A Tale of Anarchy in South Africa

As the political crisis deepens, clashes between residents and police shake Sebokeng township

NINETEEN-YEAR-OLD Andrew Motaung sees little reason to be hopeful. In the height of township unrest two years ago his brother was shot and killed in a clash with police.

"I don't see any change from two years ago," Mr. Motaung said as he gathered with mourners Saturday at the two-room home of a man who was shot in the township's strife-torn Zone 14 neighborhood on July 3.

"When we see the police coming we run away. We don't know what to do," he said. "If we could get weapons everything would be all right. The political organizations should provide us with weapons."

Sebokeng, a dusty township of about 250,000 people roughly 30 miles south of Johannesburg, has become a symbol of impending anarchy as South Africa's political crisis deepens.

Political violence has intensified since clashes first broke out between supporters of the African National Congress (ANC) and the Zulu-based Inkatha Freedom Party two years ago.

The violence here, which began in the single-sex hostels, has claimed hundreds of lives. Today, however, the conflict has shifted: Community members are now trying to protect themselves from those who are supposed to protect them.

The township is regarded as an ANC stronghold and a no-go area for Inkatha supporters. Fighting now is between residents and the police. Several policemen have been killed by unidentified gunmen in recent weeks in a pattern reminiscent of a failed insurrection in the mid-1980s.

Two policemen were killed here over the weekend prompting the Law and Order Ministry to issue a statement yesterday hinting at tough security action to prevent "a slide into anarchy and lawlessness."

Strangers enter the township at their peril, even by day. At night the combination of dust and coal-smoke from fires - trying to keep the bitter winter cold at bay - reduce visibility to almost nil.

This reporter was met at the outskirts of the township by ANC officials before dusk and escorted through the streets to the home of a recent victim of police shooting.

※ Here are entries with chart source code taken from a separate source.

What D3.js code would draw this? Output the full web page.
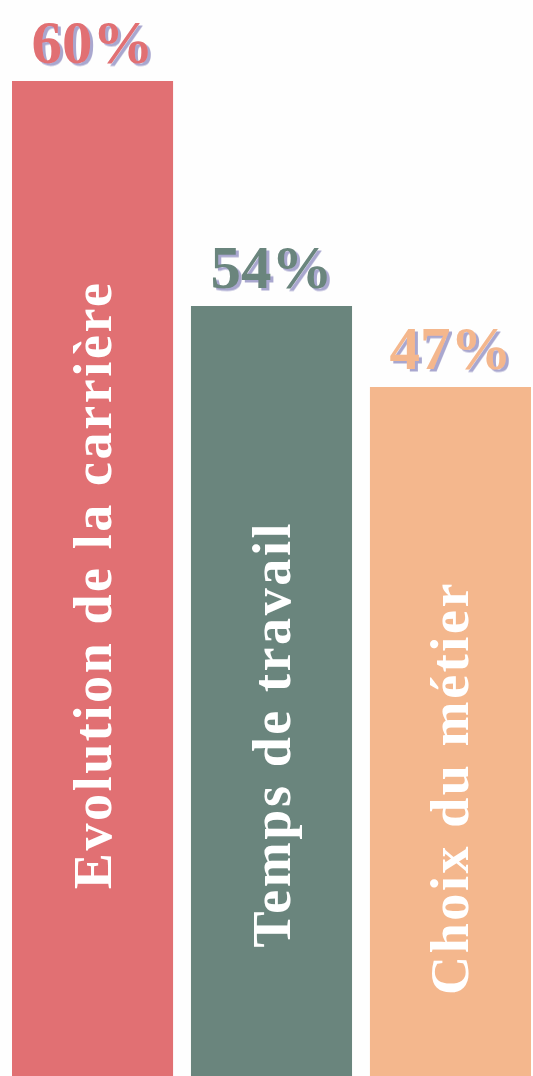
<!DOCTYPE html>
<html>
<head>
<meta charset="utf-8">
<script src="https://cdn.jsdelivr.net/npm/d3@7"></script>
<style>
  html, body { margin: 0; padding: 0; background: #fefefe; }
  svg { display: block; }
</style>
</head>
<body>
<svg id="chart"></svg>
<script>
"use strict";

const categories = ["Evolution de la carrière", "Temps de travail", "Choix du métier"];
const values = [60, 54, 47];
const valueLabels = ["60%", "54%", "47%"];
const barColors = ["#e17073", "#6a857d", "#f4b78d"];

const width = 533;
const height = 1076;
const shadowColor = "#a9a7cf";
const serif = "'Liberation Serif', 'Times New Roman', serif";

const svg = d3.select("#chart")
    .attr("width", width)
    .attr("height", height);

// flat offset shadow for the percentages
svg.append("defs").append("filter")
    .attr("id", "flatShadow")
    .attr("x", "-10%").attr("y", "-10%")
    .attr("width", "130%").attr("height", "130%")
    .append("feDropShadow")
    .attr("dx", 3).attr("dy", 2.5)
    .attr("stdDeviation", 0)
    .attr("flood-color", shadowColor)
    .attr("flood-opacity", 1);

// bands across the page, heights follow the original (not a zero based scale)
const xScale = d3.scaleBand()
    .domain(categories)
    .range([12, 531])
    .paddingInner(0.1);
const yScale = d3.scaleLinear()
    .domain([0, 47, 54, 60])
    .range([height, 387, 306, 81]);

const data = categories.map((c, i) => ({
    name: c, value: values[i], label: valueLabels[i], color: barColors[i]
}));

svg.selectAll("rect.bar")
    .data(data)
    .join("rect")
    .attr("class", "bar")
    .attr("x", d => xScale(d.name))
    .attr("y", d => yScale(d.value))
    .attr("width", xScale.bandwidth())
    .attr("height", d => height - yScale(d.value))
    .attr("fill", d => d.color);

const cx = d => xScale(d.name) + xScale.bandwidth() / 2;

svg.selectAll("text.value")
    .data(data)
    .join("text")
    .attr("class", "value")
    .attr("x", cx)
    .attr("y", d => yScale(d.value) - 18)
    .attr("text-anchor", "middle")
    .attr("font-family", serif)
    .attr("font-weight", "bold")
    .attr("font-size", 61)
    .attr("fill", d => d.color)
    .attr("filter", "url(#flatShadow)")
    .text(d => d.label);

// rotated category names inside the bars
function nameMid(d) { return 531 + 0.664 * yScale(d.value); }

svg.selectAll("text.name")
    .data(data)
    .join("text")
    .attr("class", "name")
    .attr("transform", d => `translate(${cx(d) + 18},${nameMid(d)}) rotate(-90)`)
    .attr("text-anchor", "middle")
    .attr("font-family", serif)
    .attr("font-weight", "bold")
    .attr("font-size", 54)
    .attr("letter-spacing", 2.6)
    .attr("fill", "#ffffff")
    .text(d => d.name);
</script>
</body>
</html>
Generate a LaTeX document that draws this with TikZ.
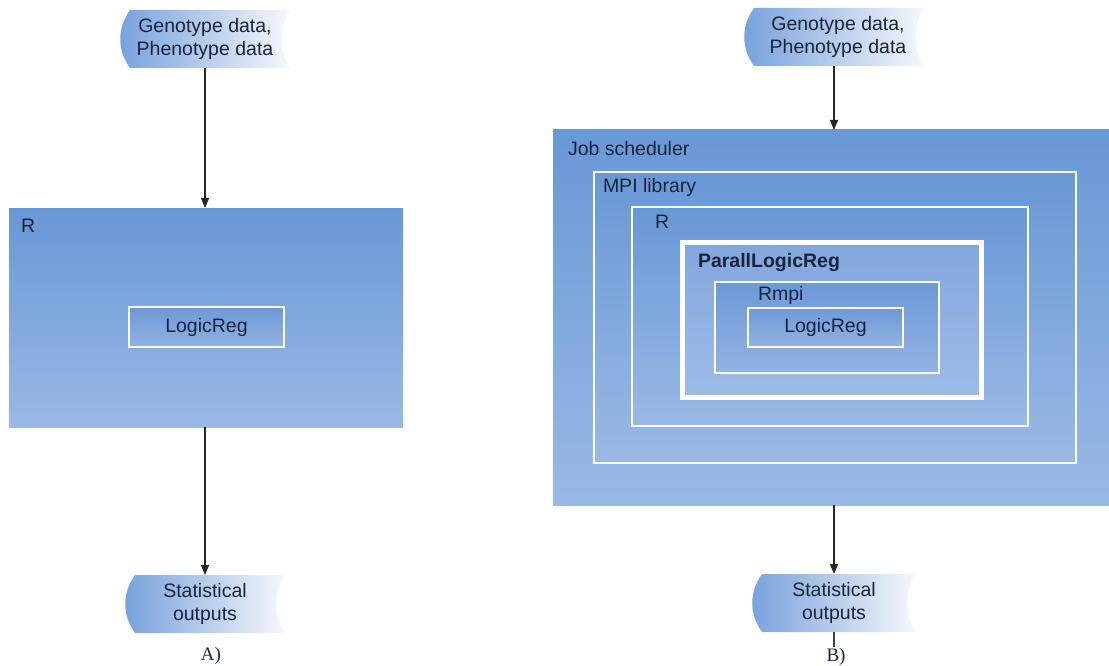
\documentclass[tikz,border=0pt]{standalone}
\usepackage{fontspec}
\setmainfont{Liberation Sans}
\newfontfamily\capfont{Liberation Serif}
\usetikzlibrary{arrows.meta,calc}

\definecolor{boxtop}{RGB}{104,152,214}
\definecolor{boxbot}{RGB}{154,185,229}
\definecolor{partop}{RGB}{130,166,222}
\definecolor{parbot}{RGB}{158,188,231}
\definecolor{intop}{RGB}{108,153,215}
\definecolor{inbot}{RGB}{146,179,226}
\definecolor{datablue}{RGB}{118,160,220}
\definecolor{datamid}{RGB}{160,190,233}
\definecolor{datawhite}{RGB}{246,248,252}
\definecolor{ink}{RGB}{24,36,62}

% rectangle node given by its corners: name, style, x1, y1, x2, y2
\newcommand\layerbox[6]{%
  \node[#2, minimum width={(#5-#3)*1pt}, minimum height={(#6-#4)*1pt}]
    (#1) at ({(#3+#5)/2},{(#4+#6)/2}) {};}

% stored-data outline drawn around a node: convex left, concave right
\newcommand\datashape[1]{%
  \shade[left color=datablue, middle color=datamid, right color=datawhite]
    ($(#1.north west)+(10,0)$) -- (#1.north east)
    .. controls ($(#1.north east)+(-12,18)$) and ($(#1.south east)+(-12,-18)$) .. (#1.south east)
    -- ($(#1.south west)+(10,0)$)
    .. controls ($(#1.south west)+(-3,-18)$) and ($(#1.north west)+(-3,18)$) .. cycle;}

\begin{document}
\begin{tikzpicture}[x=1pt, y=-1pt,
  every node/.style={inner sep=0pt, outer sep=0pt},
  txt/.style={font=\fontsize{19.5}{23}\selectfont, text=ink},
  lbl/.style={txt, anchor=base west},
  datanode/.style={txt, align=center},
  plain/.style={top color=boxtop, bottom color=boxbot},
  framed/.style={draw=white, line width=1.6pt, top color=boxtop, bottom color=boxbot},
  parframe/.style={draw=white, line width=5pt, top color=partop, bottom color=parbot},
  inframe/.style={draw=white, line width=1.6pt, top color=intop, bottom color=inbot},
  flow/.style={line width=1.2pt, draw=black!85, -{Triangle[length=10pt,width=8pt]}},
  caption/.style={font=\capfont\fontsize{19}{22}\selectfont, text=ink, anchor=base}
]
\useasboundingbox (0,0) rectangle (1109,666);

% ---------------- A) sequential version ----------------
\node[datanode, minimum width=170pt, minimum height=58pt] (gA) at (205,39) {};
\datashape{gA}
\node[datanode] at (gA.center) {Genotype data,\\Phenotype data};

\layerbox{rA}{plain}{9}{208}{403}{427}
\node[lbl] (rAlbl) at (21,233) {R};
\layerbox{lgA}{inframe}{129}{307}{284}{347}
\node[txt] (lgAtxt) at (lgA.center) {LogicReg};

\node[datanode, minimum width=160pt, minimum height=58pt] (oA) at (205,604) {};
\datashape{oA}
\node[datanode] at (oA.center) {Statistical\\outputs};

\draw[flow] (gA.south) -- (gA.south |- rA.north);
\draw[flow] (rA.south -| oA.north) -- (oA.north);
\node[caption] (capA) at (211,660) {A)};

% ---------------- B) parallel version ----------------
\node[datanode, minimum width=180pt, minimum height=58pt] (gB) at (834,37) {};
\datashape{gB}
\node[datanode] at ($(gB.center)+(4,0)$) {Genotype data,\\Phenotype data};

\layerbox{job}{plain}{553}{130}{1109}{505}
\node[lbl] (jobl) at (568,156) {Job scheduler};
\layerbox{mpi}{framed}{594}{172}{1076}{463}
\node[lbl] (mpil) at (603,193) {MPI library};
\layerbox{rB}{framed}{632}{207}{1028}{426}
\node[lbl] (rBl) at (655,228) {R};
\layerbox{par}{parframe}{682}{242}{981}{397}
\node[lbl, font=\bfseries\fontsize{19.5}{23}\selectfont] (parl) at (698,267) {ParallLogicReg};
\layerbox{rmpi}{inframe}{715}{282}{939}{373}
\node[lbl] (rmpil) at (758,300) {Rmpi};
\layerbox{lgB}{inframe}{748}{308}{903}{347}
\node[txt] (lgBtxt) at (lgB.center) {LogicReg};

\node[datanode, minimum width=164pt, minimum height=58pt] (oB) at (834,603) {};
\datashape{oB}
\node[datanode] at (oB.center) {Statistical\\outputs};

\draw[flow] (gB.south) -- (job.north -| gB.south);
\draw[flow] (job.south -| oB.north) -- (oB.north);
\coordinate (tickB) at (834,647);
\draw[line width=1.2pt, draw=black!75] (oB.south) -- (tickB);
\node[caption] (capB) at (836,661) {B)};
\end{tikzpicture}
\end{document}
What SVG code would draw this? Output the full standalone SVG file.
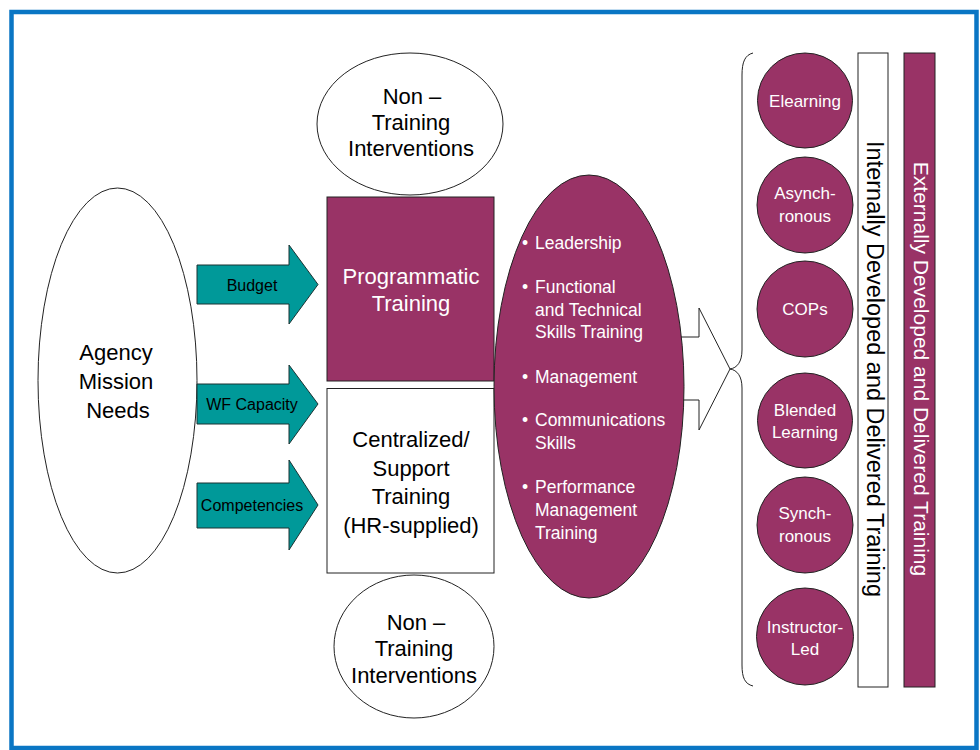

Once darkness fell, the streets became eerily quiet, a silence punctuated by an occasional gunshot or a passing police vehicle.

Six weeks ago, after a weekend in which 18 residents were gunned down by unidentified assailants, the community decided to take control of the township. Residents dug trenches and erected makeshift barricades with boulders, metal drums, and tree trunks.

Youths manned the makeshift roadblocks, questioning motorists about their identity and searching vehicles.

The youthful revolutionaries soon began to claim that Sebokeng was a "liberated zone."

But on July 7 police moved into Zone 14 and shot dead three residents in an attack that shattered the windows of dozens of homes.

Several eyewitnesses describe the incident as a random attack by police officers who had been targeted by the community because of their alleged role in shooting residents in an earlier clash.

"They went on a killing spree," says an emotional Mary Mpshe, a neighbor of Joseph Gosenyane, who was killed in the attack.

Later that day residents retaliated, torching the homes of several policemen. That evening, according to residents, police returned to Zone 14 and threw gasoline bombs into several homes. One victim of a gasoline bomb was this reporter's host - the ANC deputy chairman in Sebokeng, Sam Mothibeli.

After the attack, which shattered all the windows of his three-room house and damaged the bedroom, Mr. Mothibeli sent his family to a safer place. For the past three days he has been trying to get the glass replaced but the glaziers are reluctant to enter the township.

While this reporter spoke to Mothibeli in his home, a police armored vehicle parked opposite the house. Plain-clothes figures emerged and stalked in the shadows on-and-off during the evening.

Police have dubbed the Zone 14 neighborhood "Beirut" because of the barricades and trenches that make many of the streets impassable to police Caspirs - armored vehicles that patrol the township and launch unexpected raids on activists.

ANC officials and residents in the area reject this description and blame the police for destabilizing the neighborhood.

"There is no protection from the police," says Lily Matloung. "They are the ones who are attacking and killing the people. They are the cause of the problem."

ANC Youth League leaders insist that the barricades are an attempt to establish control in the township. In some neighborhoods, however, barricade patrols were hijacked by criminals who then demanded money from motorists even if they were residents returning home.

"After the barricades were erected the rate of killings dropped sharply," says Lebohang Mahanta, an executive member of the Youth League in Sebokeng and chairman of the Sebokeng branch of the South African Communist Party.

"The barricades are the only way of defending the community," Mr. Mahanta says.

He sides with those in the ANC advocating insurrection rather than negotiation with the government. He has high expectations that the ANC's campaign of national protest - which culminates with a five-day work strike on Aug. 3 - will succeed in pressuring President Frederik de Klerk to accept the principle of majority rule.

"But a political solution will have credibility only if people perceive some practical results on the ground," Mahanta says. "Winning the vote is important but it is not all we want. We want to see an improvement in conditions, too."